Em entrevista à agência Lusa, em Bruxelas, a propósito do novo cargo, o responsável notou que “a OMC está a passar um momento difícil”.
“Está um pouco disfuncional e há alguns grandes desafios a enfrentar. Todas as dificuldades que tem tido — e que não são de agora — foram aceleradas com a política da administração norte-americana, que levou a que a organização ficasse ainda mais exposta a essas dificuldades”, acrescentou, numa alusão às pressões feitas pelos Estados Unidos, nomeadamente para revisão do estatuto da China na organização.
Por essa razão, “esta é a altura” de avançar com a reforma da OMC, insistiu.
“Acho que ninguém tem interesse em que o sistema multilateral comercial se dissolva. O sistema da OMC rege a maior parte das relações comerciais a nível global e, quando não se tem um sistema desses, a alternativa é cada país adotar medidas unilaterais […] e isso é um retrocesso e ninguém tem interesse nisso”, argumentou João Aguiar Machado.
Aludindo às atuais tensões comerciais, nomeadamente entre os Estados Unidos e a China, o responsável reforçou: “Acho que todos temos interesse porque a alternativa é voltar ao faroeste, à lei do mais forte”.
O até agora diretor-geral dos Assuntos Marítimos e Pescas (DG-MARE), que em meados de setembro assume a chefia da missão da UE junto da OMC, ressalvou, ainda assim, que esta não será uma reestruturação para “reformar toda a organização, mas sim reformar as áreas que mais necessitam”.
“É colmatar as deficiências que têm sido verificadas nos últimos anos, mas não é refazer uma nova organização.
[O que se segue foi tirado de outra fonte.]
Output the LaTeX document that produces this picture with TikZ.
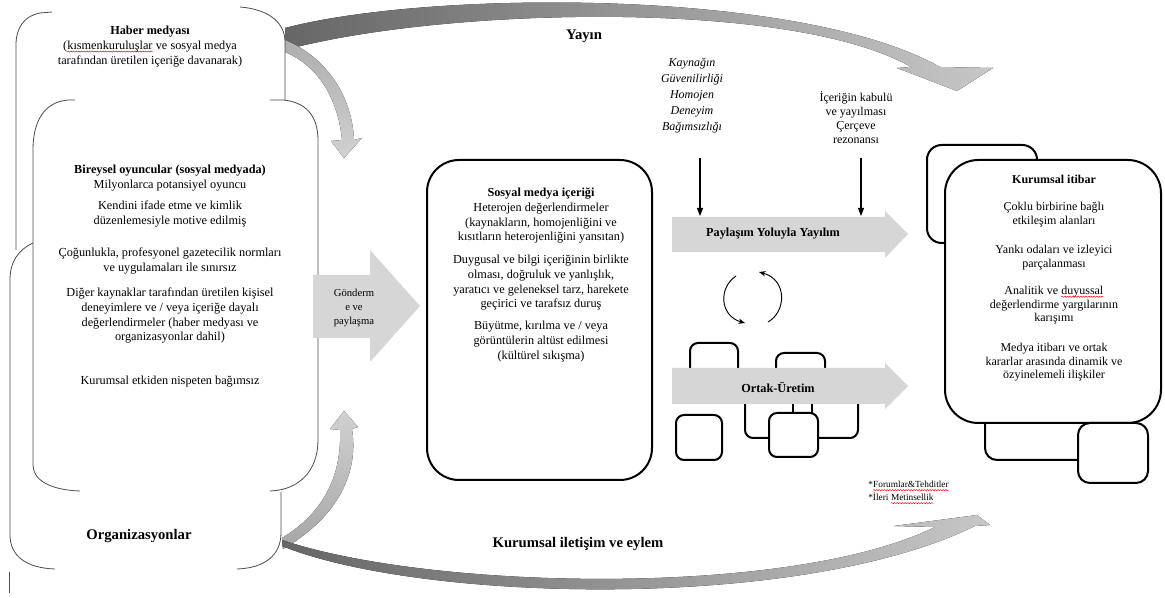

É tentar, de maneira cirúrgica, remediar as dificuldades”, precisou.
Entre as principais áreas de atuação, João Aguiar Machado destacou a necessidade de reavivar a “função de negociação da OMC”, que “está paralisada já há mais de 20 anos” por não haver consenso entre os países.
Assinalou, também, a necessidade de rever o estatuto dado às economias emergentes, que a seu ver é, atualmente, usado por países como a China e a Índia para beneficiarem “de toda uma série de exceções e derrogações previstas para os países em vias de desenvolvimento”.
Acresce a questão da supervisão das regulamentações comerciais dos países membros da OMC, “outra das funções da organização, também está um pouco avariada porque a transparência não é suficiente”, observou João Aguiar Machado.
Criada em 1995, a OMC conta atualmente com 164 membros, entre os quais Portugal, que foi um dos fundadores, assim como a UE e os Estados Unidos.
A China aderiu à OMC em 2001.
Questionado pela Lusa sobre prazos para esta reforma, João Aguiar Machado defendeu que o processo avance “o mais rapidamente possível”, mas lembrou que não será “tarefa fácil” porque implica “o consenso de todos os países membros”.
Já falando sobre a intenção manifestada pelos Estados Unidos de abandonar a OMC, o responsável português disse esperar que isso não se concretize porque “seria muito mau para o sistema de regulação do comércio global”.
Sediada em Genebra, na Suíça, a OMC tem como função mediar as relações comerciais da quase totalidade dos países do mundo (abrange 98%), estipular regras para o comércio entre os Estados e agir em casos de violação dessas mesmas regras.
Numa altura negra para a OMC, João Aguiar Machado saudou o acordo de livre comércio alcançado entre a UE e a Mercado Comum do Sul (Mercosul), considerando ser “muito satisfatório” para ambas as partes e um “importante sinal político”.